In aller Eile hatte sich Washingtons Außenminister zur Reise nach Europa entschlossen, schleunigst waren seine Kollegen nach Brüssel getrommelt worden. Doch in der Hektik war auch Erleichterung zu spüren – darüber, dass der Gesprächsfaden noch nicht ganz gerissen ist, und darüber, dass die USA die NATO-Verbündeten nicht völlig ignorieren wollen. Und die Rolle der Vereinten Nationen liegt den Europäern ganz besonders am Herzen. „Die UN haben nach dem Krieg die führende Rolle im Irak“, stellte die schwedische Außenministerin Anna Lindh kurz und bündig fest.

Das allerdings sieht der US-Minister anders. Nach dem heißen Krieg, so erläuterte Powell Journalisten auf dem Flug nach Europa, müsse das Militär der Siegermächte erst einmal die Kontrolle behalten, während eine irakische Übergangsregierung allmählich die Geschäfte übernehme. „Das Militär muss dann weitere Leute entwaffnen, mit dem Rest der (irakischen) Armee fertig werden, an die Massenvernichtungswaffen herankommen. Das kann man nicht von jetzt auf gleich einem anderen überlassen“, erklärte der Ex-General.

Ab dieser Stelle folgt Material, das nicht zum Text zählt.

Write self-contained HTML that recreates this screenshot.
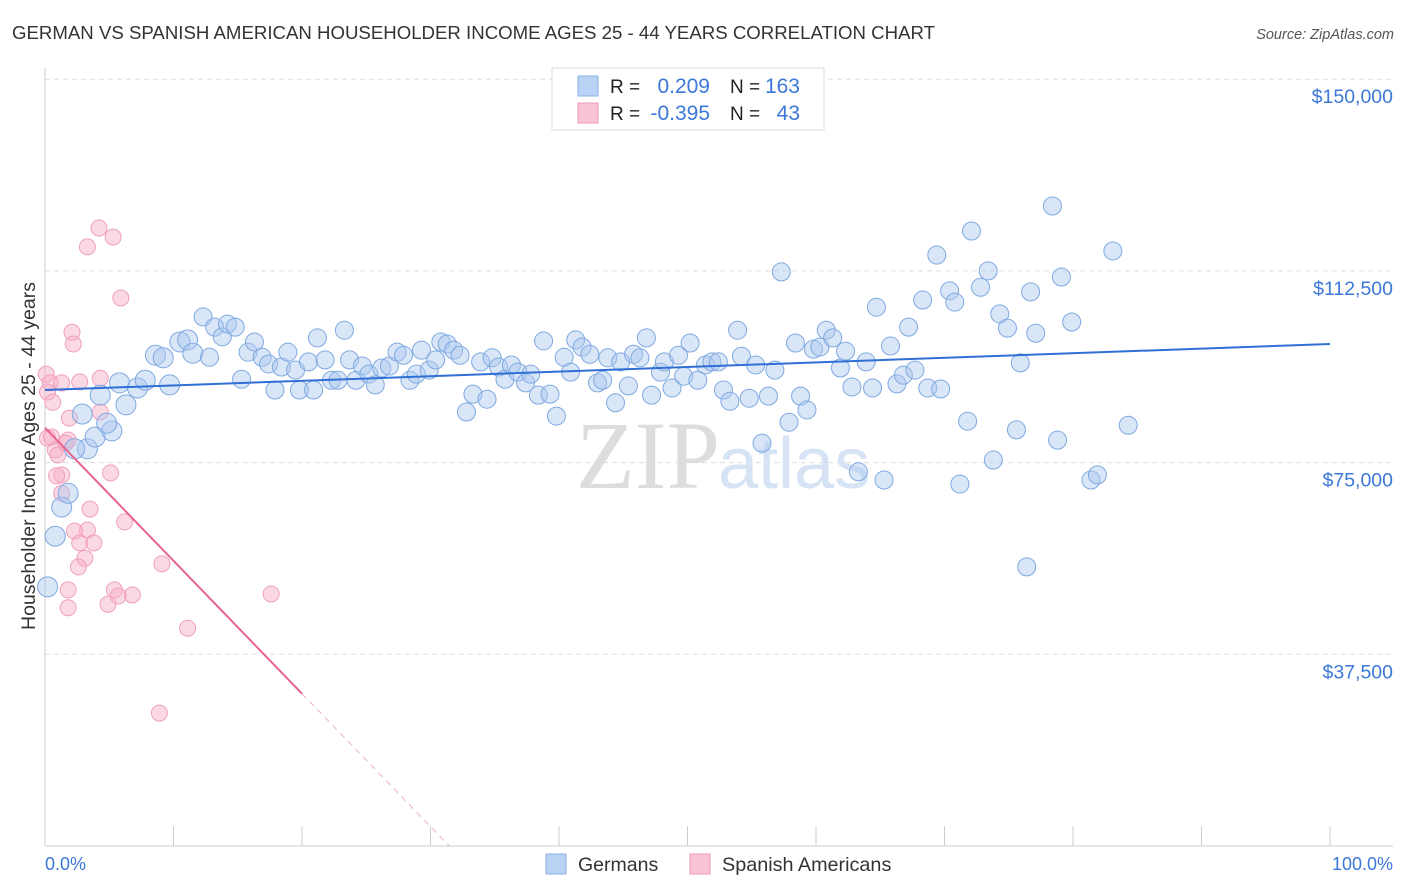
<!DOCTYPE html>
<html><head><meta charset="utf-8"><style>
body{margin:0;background:#fff;font-family:"Liberation Sans",sans-serif;}
svg{display:block}
</style></head><body>
<svg id="chart" width="1406" height="892">
<text x="12" y="39" font-size="18" fill="#333" textLength="923" lengthAdjust="spacingAndGlyphs">GERMAN VS SPANISH AMERICAN HOUSEHOLDER INCOME AGES 25 - 44 YEARS CORRELATION CHART</text>
<text x="1394" y="39" font-size="14.5" fill="#555" font-style="italic" text-anchor="end">Source: ZipAtlas.com</text>
<g id="grid"></g>
<text x="720" y="488" font-size="96" fill="#ddd" text-anchor="end" font-family="Liberation Serif,serif">ZIP</text>
<text x="718" y="488" font-size="72" fill="#d5e3f5">atlas</text>
<g id="pts"></g>
<g id="trend"></g>
<text x="35" y="456" font-size="19.5" fill="#333" text-anchor="middle" transform="rotate(-90 35 456)">Householder Income Ages 25 - 44 years</text>
<text x="45" y="870" font-size="18" fill="#3b78d8">0.0%</text>
<text x="1393" y="870" font-size="18" fill="#3b78d8" text-anchor="end">100.0%</text>
<g>
<rect x="552" y="68" width="272" height="62" fill="#fff" stroke="#ddd"/>
<rect x="578" y="76" width="20" height="20" fill="#b9d3f5" stroke="#8ab2e8"/>
<rect x="578" y="103" width="20" height="20" fill="#f9c5d4" stroke="#ee9ab3"/>
<text x="610" y="93" font-size="19" fill="#222">R =</text><text x="710" y="93" font-size="21" fill="#3b78d8" text-anchor="end">0.209</text>
<text x="730" y="93" font-size="19" fill="#222">N =</text><text x="800" y="93" font-size="21" fill="#3b78d8" text-anchor="end">163</text>
<text x="610" y="120" font-size="19" fill="#222">R =</text><text x="710" y="120" font-size="21" fill="#3b78d8" text-anchor="end">-0.395</text>
<text x="730" y="120" font-size="19" fill="#222">N =</text><text x="800" y="120" font-size="21" fill="#3b78d8" text-anchor="end">43</text>
</g>
<g>
<rect x="546" y="854" width="20" height="20" fill="#b9d3f5" stroke="#8ab2e8"/>
<text x="578" y="871" font-size="19.5" fill="#333">Germans</text>
<rect x="690" y="854" width="20" height="20" fill="#f9c5d4" stroke="#ee9ab3"/>
<text x="722" y="871" font-size="19.8" fill="#333">Spanish Americans</text>
</g>
</svg>
<script>
const yTicks=[37500,75000,112500,150000];
const yTickLabels=["$37,500","$75,000","$112,500","$150,000"];
const xTicks=[0,10,20,30,40,50,60,70,80,90,100];
const germanX=[0.2,0.8,1.3,1.8,3.3,2.3,3.9,2.9,5.2,4.8,4.3,6.3,5.8,7.2,7.8,8.6,9.2,9.7,10.5,11.1,11.5,12.3,12.8,13.2,13.8,14.2,14.8,15.3,15.8,16.3,16.9,17.4,17.9,18.4,18.9,19.5,19.8,20.5,20.9,21.2,21.8,22.3,22.8,23.3,23.7,24.2,24.7,25.2,25.7,26.2,26.8,27.4,27.9,28.4,28.9,29.3,29.9,30.4,30.8,31.3,31.8,32.3,32.8,33.3,33.9,34.4,34.8,35.3,35.8,36.3,36.8,37.4,37.8,38.4,38.8,39.3,39.8,40.4,40.9,41.3,41.8,42.4,43.0,43.4,43.8,44.4,44.8,45.4,45.8,46.3,46.8,47.2,47.9,48.2,48.8,49.3,49.7,50.2,50.8,51.4,51.9,52.4,52.8,53.3,53.9,54.2,54.8,55.3,55.8,56.3,56.8,57.3,57.9,58.4,58.8,59.3,59.8,60.3,60.8,61.3,61.9,62.3,62.8,63.3,63.9,64.4,64.7,65.3,65.8,66.3,66.8,67.2,67.7,68.3,68.7,69.4,69.7,70.4,70.8,71.2,71.8,72.1,72.8,73.4,73.8,74.3,74.9,75.6,75.9,76.4,76.7,77.1,78.4,78.8,79.1,79.9,81.4,81.9,83.1,84.3];
const germanY=[50.7,60.6,66.3,69.0,77.7,77.7,80.0,84.5,81.2,82.7,88.2,86.3,90.6,89.6,91.1,96.0,95.5,90.2,98.6,99.0,96.4,103.5,95.6,101.5,99.6,102.1,101.5,91.3,96.6,98.6,95.6,94.3,89.2,93.7,96.6,93.1,89.2,94.7,89.2,99.4,95.1,91.1,91.1,100.9,95.1,91.1,93.9,92.3,90.2,93.5,93.9,96.6,96.0,91.1,92.3,97.0,93.1,95.1,98.6,98.2,97.0,96.0,84.9,88.4,94.7,87.4,95.5,93.7,91.3,94.1,92.7,90.6,92.3,88.2,98.8,88.4,84.1,95.6,92.7,99.0,97.6,96.2,90.6,91.1,95.5,86.7,94.7,90.0,96.2,95.5,99.4,88.2,92.7,94.7,89.6,96.0,91.9,98.4,91.1,94.1,94.7,94.7,89.2,87.0,100.9,95.8,87.6,94.1,78.8,88.0,93.1,112.3,82.9,98.4,88.0,85.3,97.2,97.6,100.9,99.4,93.5,96.8,89.8,73.2,94.7,89.6,105.4,71.6,97.8,90.4,92.1,101.5,93.1,106.8,89.6,115.6,89.4,108.6,106.4,70.8,83.1,120.3,109.3,112.5,75.5,104.1,101.3,81.4,94.5,54.6,108.4,100.3,125.2,79.4,111.3,102.5,71.6,72.6,116.4,82.3];
const spanishX=[0.1,0.4,0.2,0.6,0.2,0.5,0.8,1.0,1.3,0.9,1.3,1.8,1.9,1.6,2.1,2.2,2.7,3.3,4.2,5.3,5.9,4.3,3.5,3.3,2.3,2.7,3.1,2.6,3.8,1.8,1.8,5.1,4.9,6.2,5.4,5.7,6.8,9.1,11.1,8.9,17.6,4.3,1.3];
const spanishY=[92.3,90.6,88.8,86.8,79.8,80.0,77.5,76.5,72.6,72.4,69.0,79.4,83.7,78.8,100.5,98.2,90.8,117.2,120.9,119.1,107.2,91.5,65.9,61.8,61.6,59.3,56.3,54.6,59.3,50.1,46.6,73.0,47.3,63.4,50.1,48.9,49.1,55.2,42.6,26.0,49.3,84.9,90.6];
const germanTrend=[89.2,98.2];
const spanishTrend=[81.8,-2.6];
const NS="http://www.w3.org/2000/svg";
const X0=45,X1=1330,Y0=846,PXK=191.7/37.5;
function sx(p){return X0+(X1-X0)*p/100;}
function sy(k){return Y0-k*PXK;}
function mk(t,a,parent){const e=document.createElementNS(NS,t);for(const k in a)e.setAttribute(k,a[k]);parent.appendChild(e);return e;}
const grid=document.getElementById('grid');
yTicks.forEach((v,i)=>{
 const l=mk('line',{x1:X0,x2:1393,y1:sy(v/1000),y2:sy(v/1000),stroke:'#ddd','stroke-dasharray':'5,4'},grid);
 
 
 const t=mk('text',{x:1393,y:sy(v/1000)+24,'font-size':19.5,fill:'#3b78d8','text-anchor':'end'},grid);
 t.textContent=yTickLabels[i];
 
 
});
const ax=mk('line',{x1:X0,x2:X0,y1:68,y2:Y0,stroke:'#ccc'},grid);


const bx=mk('line',{x1:X0,x2:1393,y1:Y0,y2:Y0,stroke:'#ccc'},grid);


xTicks.forEach(p=>{
 const t=mk('line',{x1:sx(p),x2:sx(p),y1:Y0,y2:Y0-20,stroke:'#ccc'},grid);
 
 
});
const pts=document.getElementById('pts');
spanishX.forEach((p,i)=>{
 const c=mk('circle',{cx:sx(p),cy:sy(spanishY[i]),r:8,fill:'rgba(246,170,196,0.45)',stroke:'#f0a0bb','stroke-width':1},pts);
 
 
});
germanX.forEach((p,i)=>{
 const c=mk('circle',{cx:sx(p),cy:sy(germanY[i]),r:p<12?10:9,fill:'rgba(170,200,240,0.45)',stroke:'#7fa9e0','stroke-width':1},pts);
 
 
});
const tr=document.getElementById('trend');
const g=mk('line',{x1:sx(0),y1:sy(germanTrend[0]),x2:sx(100),y2:sy(germanTrend[1]),stroke:'#2f6fd6','stroke-width':2},tr);


const zeroP=-spanishTrend[0]/spanishTrend[1];
const s1=mk('line',{x1:sx(0),y1:sy(spanishTrend[0]),x2:sx(20),y2:sy(spanishTrend[0]+20*spanishTrend[1]),stroke:'#e8638f','stroke-width':2},tr);


const s2=mk('line',{x1:sx(20),y1:sy(spanishTrend[0]+20*spanishTrend[1]),x2:sx(zeroP),y2:sy(0),stroke:'#eeb0c4','stroke-width':1,'stroke-dasharray':'6,5'},tr);


</script>
</body></html>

Dies aber ist ein Dreh- und Angelpunkt zumindest für jene Europäer, die auch nicht im Nachhinein den Anschein erwecken wollen, irgendwie hätten die Amerikaner doch richtig gehandelt. Washington möchte, dass die internationale Gemeinschaft eine von den Siegermächten kontrollierte Übergangsverwaltung in gewissen Weise anerkennt – auch weil dies wohl die Voraussetzung wäre für Hilfe beim Wiederaufbau.

Ein großer Teil der Europäer will jedoch jetzt keinen Blankoscheck ausstellen für ein Interims-Regime, das noch nicht einmal in Grundzügen erkennbar ist. Ihre Botschaft an Powell, die nicht nur Außenminister Joschka Fischer formulierte, lautet daher kurz und knapp: „Es ist zu früh, über den Wiederaufbau zu reden.“ So sah es zunächst nicht nach einem Durchbruch aus. Aber immerhin, man ist wieder im Gespräch, eine Rückkehr zur professionellen Diplomatie deutet sich an.